◆ **Task to carry out**
What is the number of lines that include the word "this"? Provide only that figure.
--- BEGIN Data rows ---
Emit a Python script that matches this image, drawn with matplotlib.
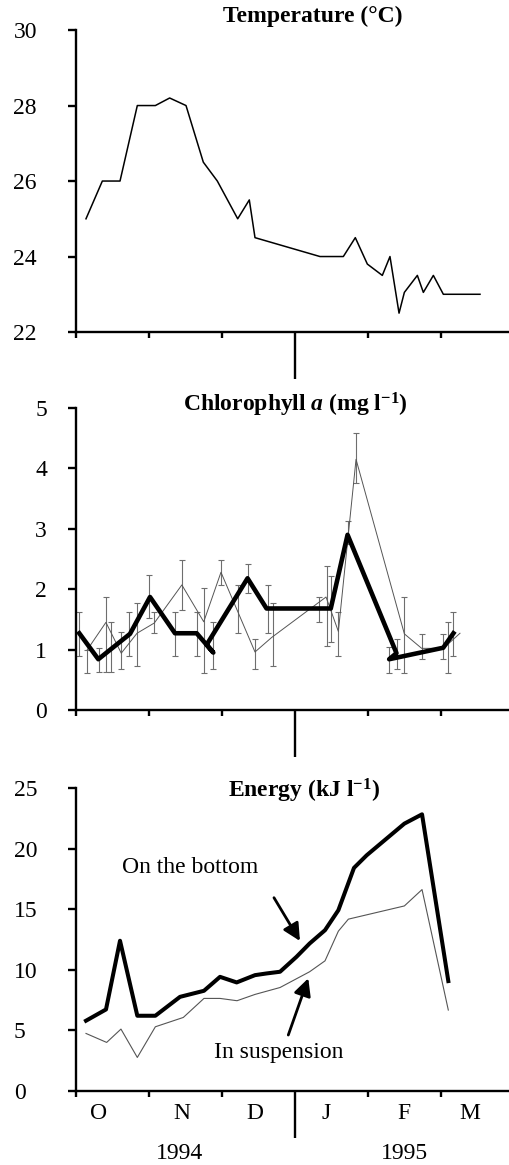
import matplotlib
matplotlib.use('Agg')
import matplotlib.pyplot as plt
import matplotlib.transforms as mtransforms
import numpy as np

plt.rcParams['font.family'] = ['Liberation Serif', 'DejaVu Serif']
plt.rcParams['mathtext.fontset'] = 'custom'
plt.rcParams['mathtext.rm'] = 'Liberation Serif:bold'
plt.rcParams['mathtext.it'] = 'Liberation Serif:italic:bold'
plt.rcParams['mathtext.bf'] = 'Liberation Serif:bold'

# time axis in months since 1 Oct 1994
temp_t = [0.137, 0.361, 0.603, 0.840, 1.087, 1.283, 1.507, 1.744, 1.936, 2.215, 2.374, 2.452,
          3.342, 3.662, 3.826, 3.991, 4.196, 4.301, 4.425, 4.498, 4.676, 4.758, 4.895, 5.032, 5.534]
temp_v = [25.0, 26.0, 26.0, 28.0, 28.0, 28.2, 28.0, 26.5, 26.0, 25.0, 25.5, 24.5,
          24.0, 24.0, 24.5, 23.8, 23.5, 24.0, 22.5, 23.05, 23.5, 23.05, 23.5, 23.0, 23.0]

# chlorophyll, thick series (sampling not in time order, as in the original)
chl_thick_t = [0.045, 0.306, 0.74, 1.014, 1.356, 1.653, 1.881, 1.79, 2.35, 2.61, 3.49, 3.72,
               4.39, 4.29, 5.03, 5.17]
chl_thick_v = [1.27, 0.84, 1.26, 1.87, 1.27, 1.27, 0.95, 1.08, 2.18, 1.68, 1.68, 2.90,
               0.94, 0.84, 1.03, 1.27]
chl_thin_t = [0.151, 0.41, 0.62, 0.836, 1.073, 1.45, 1.75, 1.986, 2.452, 2.68, 3.425, 3.594,
              3.836, 4.498, 4.735, 5.032, 5.26]
chl_thin_v = [0.99, 1.45, 0.94, 1.27, 1.44, 2.07, 1.46, 2.28, 0.96, 1.20, 1.87, 1.30,
              4.15, 1.26, 1.02, 1.02, 1.27]
# error bars: position, upper, lower
err_t = [0.045, 0.151, 0.311, 0.416, 0.484, 0.62, 0.731, 0.836, 1.005, 1.075, 1.35, 1.455,
         1.653, 1.76, 1.87, 1.986, 2.22, 2.35, 2.452, 2.635, 2.70, 3.329, 3.434, 3.493,
         3.594, 3.72, 3.836, 4.29, 4.402, 4.498, 4.735, 5.032, 5.1, 5.17]
err_hi = [1.62, 1.0, 1.03, 1.87, 1.45, 1.29, 1.62, 1.77, 2.24, 1.63, 1.63, 2.49,
          1.62, 2.02, 1.45, 2.48, 2.07, 2.42, 1.17, 2.07, 1.77, 1.87, 2.38, 2.21,
          1.62, 3.13, 4.59, 1.04, 1.17, 1.87, 1.26, 1.26, 1.45, 1.62]
err_lo = [0.90, 0.62, 0.63, 0.63, 0.63, 0.68, 0.90, 0.73, 1.52, 1.27, 0.90, 1.65,
          0.90, 0.62, 0.67, 2.07, 1.27, 1.93, 0.68, 1.27, 0.73, 1.46, 1.06, 1.12,
          0.90, 2.75, 3.75, 0.62, 0.67, 0.62, 0.84, 0.84, 0.62, 0.90]

# energy
bot_t = [0.137, 0.411, 0.603, 0.840, 1.087, 1.425, 1.753, 1.973, 2.201, 2.452, 2.61, 2.795,
         3.02, 3.2, 3.411, 3.594, 3.808, 3.982, 4.498, 4.740, 5.1]
bot_v = [5.8, 6.73, 12.4, 6.21, 6.21, 7.77, 8.27, 9.42, 8.96, 9.56, 9.70, 9.84,
         11.07, 12.17, 13.27, 14.92, 18.41, 19.45, 22.06, 22.83, 9.07]
susp_t = [0.137, 0.42, 0.616, 0.840, 1.087, 1.47, 1.753, 1.973, 2.206, 2.452, 2.795,
          3.2, 3.411, 3.594, 3.731, 4.498, 4.740, 5.1]
susp_v = [4.75, 4.01, 5.11, 2.77, 5.30, 6.07, 7.64, 7.64, 7.45, 7.97, 8.54,
          9.84, 10.74, 13.19, 14.18, 15.27, 16.62, 6.68]

months = ['O', 'N', 'D', 'J', 'F', 'M']
month_pos = [0.315, 1.452, 2.452, 3.425, 4.493, 5.397]
years = ['1994', '1995']
year_pos = [1.42, 4.5]

FS = 17
fig = plt.figure(figsize=(5.1, 11.65), dpi=100)

def setup(ax, ylim, yticks, pad, ha='right'):
    ax.set_xlim(0, 5.945)
    ax.set_ylim(*ylim)
    for s in ['top', 'right']:
        ax.spines[s].set_visible(False)
    for s in ['left', 'bottom']:
        ax.spines[s].set_linewidth(1.7)
    ax.set_yticks(yticks)
    ax.tick_params(axis='y', length=5.8, width=1.7, pad=pad, labelsize=FS)
    for lab in ax.get_yticklabels():
        lab.set_ha(ha)
    ax.set_xticks([0, 1, 2, 4, 5])
    ax.set_xticklabels([])
    ax.set_xticks([3], minor=True)
    ax.tick_params(axis='x', which='major', length=4.5, width=1.7)
    ax.tick_params(axis='x', which='minor', length=34, width=1.7)

ax1 = fig.add_axes([0.149, 0.715, 0.851, 0.2592])
setup(ax1, (22, 30), [22, 24, 26, 28, 30], 22.3)
ax1.plot(temp_t, temp_v, color='black', lw=1.1)
ax1.text(0.545, 1.045, 'Temperature (°C)', transform=ax1.transAxes, ha='center',
         va='center', fontsize=FS, fontweight='bold')

ax2 = fig.add_axes([0.149, 0.3906, 0.851, 0.2592])
setup(ax2, (0, 5), [0, 1, 2, 3, 4, 5], 15)
err_t = np.array(err_t)
hi = np.array(err_hi)
lo = np.array(err_lo)
ax2.errorbar(err_t, (hi + lo) / 2, yerr=(hi - lo) / 2, fmt='none', ecolor='#6e6e6e',
             elinewidth=0.8, capsize=2.2, capthick=0.8, clip_on=False)
ax2.plot(chl_thin_t, chl_thin_v, color='#555555', lw=0.7)
ax2.plot(chl_thick_t, chl_thick_v, color='black', lw=3.3)
ax2.text(0.505, 1.01, r'Chlorophyll $a$ (mg l$^{-1}$)', transform=ax2.transAxes,
         ha='center', va='center', fontsize=FS, fontweight='bold')

ax3 = fig.add_axes([0.149, 0.0635, 0.851, 0.2601])
setup(ax3, (0, 25), [0, 5, 10, 15, 20, 25], 39, ha='left')
ax3.plot(susp_t, susp_v, color='#555555', lw=0.8)
ax3.plot(bot_t, bot_v, color='black', lw=2.9)
ax3.text(0.525, 0.99, r'Energy (kJ l$^{-1}$)', transform=ax3.transAxes,
         ha='center', va='center', fontsize=FS, fontweight='bold')

arrow = dict(arrowstyle='-|>', color='black', lw=2, mutation_scale=26, shrinkA=0, shrinkB=0)
ax3.annotate('', xy=(3.068, 12.38), xytext=(2.712, 15.95), arrowprops=arrow)
ax3.text(1.56, 18.48, 'On the bottom', fontsize=FS, ha='center', va='center')
ax3.annotate('', xy=(3.182, 9.30), xytext=(2.908, 4.62), arrowprops=arrow)
ax3.text(2.78, 3.14, 'In suspension', fontsize=FS, ha='center', va='center')

trans = mtransforms.blended_transform_factory(ax3.transData, ax3.transAxes)
for m, p in zip(months, month_pos):
    ax3.text(p, -0.073, m, transform=trans, ha='center', va='center', fontsize=FS)
for y, p in zip(years, year_pos):
    ax3.text(p, -0.205, y, transform=trans, ha='center', va='center', fontsize=FS)

fig.savefig('out.png', dpi=100)
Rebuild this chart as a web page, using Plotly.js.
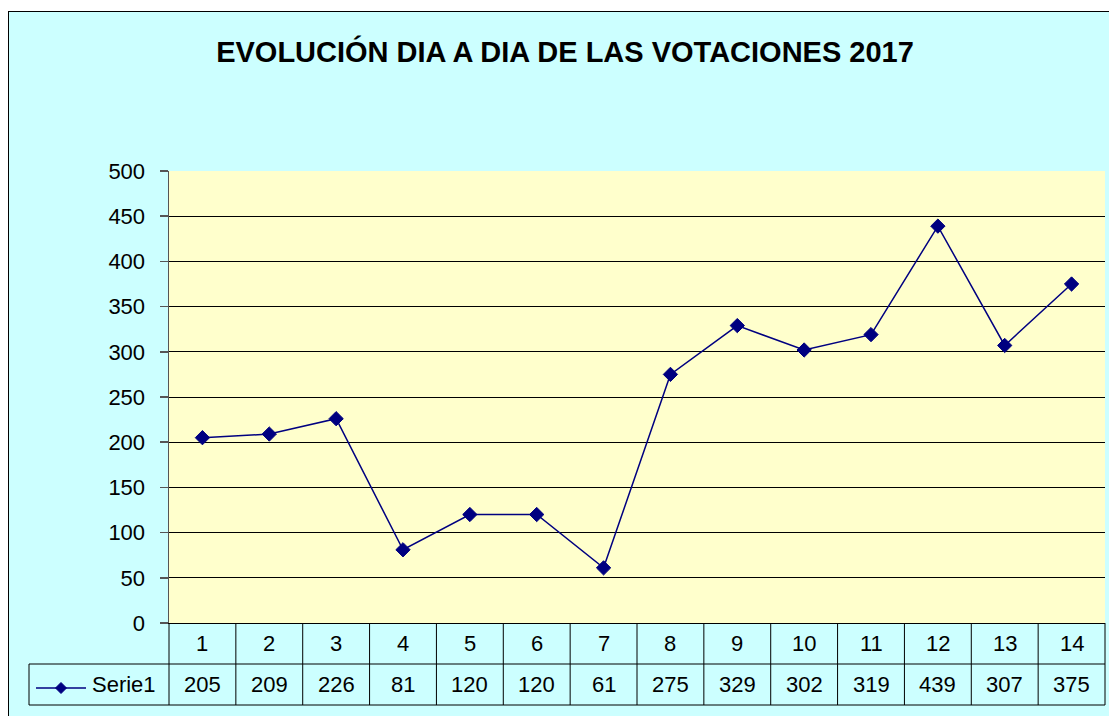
--- END Data rows ---
◆ **Result of the exercise**
2